One of the things that I really loved in this book was this figure — I can't recall his name, but I bet you know off top of your head. He wrote one the most popular history books of his time. What was his name?
John Clark Ridpath?
Yes! Ridpath. Did you read all of his books? You said it sold like a million copies or something, right?
He was prolific in the way that only a 19th century nonfiction writer could be prolific, so I did not attempt to read all of his works, but I did read his biggest hit, which was the most popular one-volume history of America in that time.
It tells the American story in a way that most people understood it in that period: Very providential, very focused on the current moment, very focused on white Americans and their government and everybody else is just an obstacle or a boost along the way to them achieving their current moment and their current ideology.

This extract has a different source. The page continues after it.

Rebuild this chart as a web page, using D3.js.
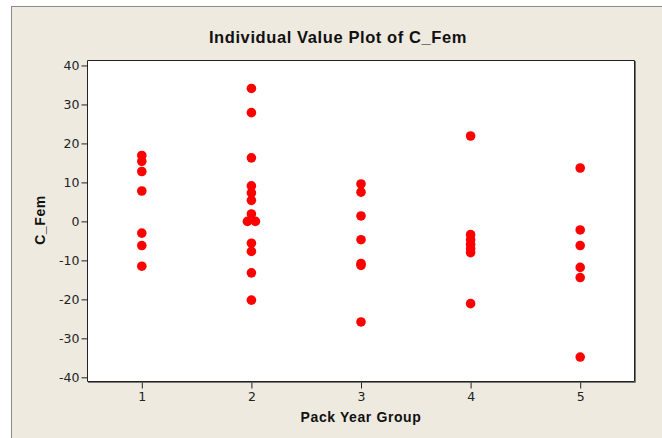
<!DOCTYPE html>
<html lang="en">
<head>
<meta charset="utf-8">
<style>
  body { margin: 0; background: #fff; }
  svg { display: block; }
  .tick text { font-family: "DejaVu Sans", sans-serif; font-size: 12.5px; fill: #222; }
  .tick line { stroke: #222; }
  .domain { display: none; }
  .lbl { font-family: "Liberation Sans", Arial, sans-serif; font-weight: bold; fill: #111; }
</style>
</head>
<body>
<script src="https://cdn.jsdelivr.net/npm/d3@7"></script>
<script>

var groups = [1, 2, 3, 4, 5];

var group1 = [16.9, 15.4, 12.8, 7.8, -3.0, -6.2, -11.5];
var group2 = [34.1, 27.9, 16.3, 9.1, 7.3, 5.4, 1.9, 0, 0, -5.6, -7.7, -13.2, -20.2];
var group3 = [9.6, 7.5, 1.4, -4.7, -10.8, -11.3, -25.8];
var group4 = [21.9, -3.4, -4.7, -5.9, -7.0, -8.0, -21.1];
var group5 = [13.7, -2.2, -6.2, -11.8, -14.4, -34.8];

var yTicks = [-40, -30, -20, -10, 0, 10, 20, 30, 40];

var values = [group1, group2, group3, group4, group5];

var W = 662, H = 438;
var plot = {left: 87, top: 60, right: 635, bottom: 382};

var x = d3.scaleLinear().domain([0.5, 5.5]).range([plot.left, plot.right]);
var y = d3.scaleLinear().domain([-41.2, 41.4]).range([plot.bottom, plot.top]);

var svg = d3.select("body").append("svg")
  .attr("width", W)
  .attr("height", H);

// outer panel
svg.append("rect")
  .attr("x", 11.5).attr("y", 6.5)
  .attr("width", W).attr("height", H)
  .attr("fill", "#eeeae0")
  .attr("stroke", "#8a8a8a");

svg.append("rect")
  .attr("x", plot.left).attr("y", plot.top)
  .attr("width", plot.right - plot.left)
  .attr("height", plot.bottom - plot.top)
  .attr("fill", "#fff");

// points, ties spread sideways
var points = [];
values.forEach(function(vals, i) {
  vals.forEach(function(v, j) {
    var ties = vals.filter(function(w) { return w === v; }).length;
    var k = vals.slice(0, j).filter(function(w) { return w === v; }).length;
    points.push({g: groups[i], v: v, dx: ties > 1 ? (k - (ties - 1) / 2) * 8 : 0});
  });
});

svg.selectAll(".dot")
  .data(points)
  .enter().append("circle")
  .attr("class", "dot")
  .attr("r", 4.8)
  .attr("cx", function(d) { return x(d.g) + d.dx; })
  .attr("cy", function(d) { return y(d.v); })
  .attr("fill", "#ff0000");

// frame
svg.append("path")
  .attr("d", "M" + (plot.left + 0.5) + "," + (plot.top + 0.5) + "H" + (plot.right - 0.5) +
    "V" + (plot.bottom - 0.5) + "H" + (plot.left + 0.5) + "Z")
  .attr("fill", "none")
  .attr("stroke", "#222");
svg.append("path")
  .attr("d", "M" + (plot.right + 0.5) + "," + (plot.top + 1) + "V" + (plot.bottom + 0.5) +
    "H" + (plot.left + 1))
  .attr("fill", "none")
  .attr("stroke", "#777");

var fmt = function(d) { return String(d); };

svg.append("g")
  .attr("class", "y axis")
  .attr("transform", "translate(" + (plot.left + 0.5) + ",0)")
  .call(d3.axisLeft(y).tickValues(yTicks).tickSize(6).tickPadding(2).tickFormat(fmt));

svg.append("g")
  .attr("class", "x axis")
  .attr("transform", "translate(0," + (plot.bottom + 0.5) + ")")
  .call(d3.axisBottom(x).tickValues(groups).tickSize(6).tickPadding(4).tickFormat(fmt));

svg.append("text")
  .attr("class", "lbl")
  .attr("x", 338)
  .attr("y", 43)
  .attr("text-anchor", "middle")
  .style("font-size", "16.5px")
  .style("letter-spacing", "0.6px")
  .text("Individual Value Plot of C_Fem");

svg.append("text")
  .attr("class", "lbl")
  .attr("x", 361)
  .attr("y", 422)
  .attr("text-anchor", "middle")
  .style("font-size", "14px")
  .style("letter-spacing", "0.6px")
  .text("Pack Year Group");

svg.append("text")
  .attr("class", "lbl")
  .attr("transform", "translate(45,220) rotate(-90)")
  .attr("text-anchor", "middle")
  .style("font-size", "14px")
  .style("letter-spacing", "0.6px")
  .text("C_Fem");

</script>
</body>
</html>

It must've been daunting to see a historian who was so well read and beloved in his time who's now basically forgotten. Did you learn anything from reading these historical texts that were loved and then abandoned as time marches on?
I think it just helps humble you as a writer, because you can see how they reflected the anxiety and the concerns of their age. I'm sure I'm doing the exact same thing. We talked about how nobody has done a book about presidents and their books before. But I don't think it's any accident that the first person who did it was somebody who got the idea from Obama. If I'm going to say that Obama's books are influencing their candidates, I certainly have to 'fess up and say that his book influenced my book.
So I think one reason I wrote my book was because Obama made political books salient as a category. That's a small example, but you can find lots of different examples where historians are reflecting their moment. So anytime you read a history book, you're reading something that's both historical in that it talks about the past but also it's historical in that it reflects the moment it was written in. I'm sure that's true in my book too.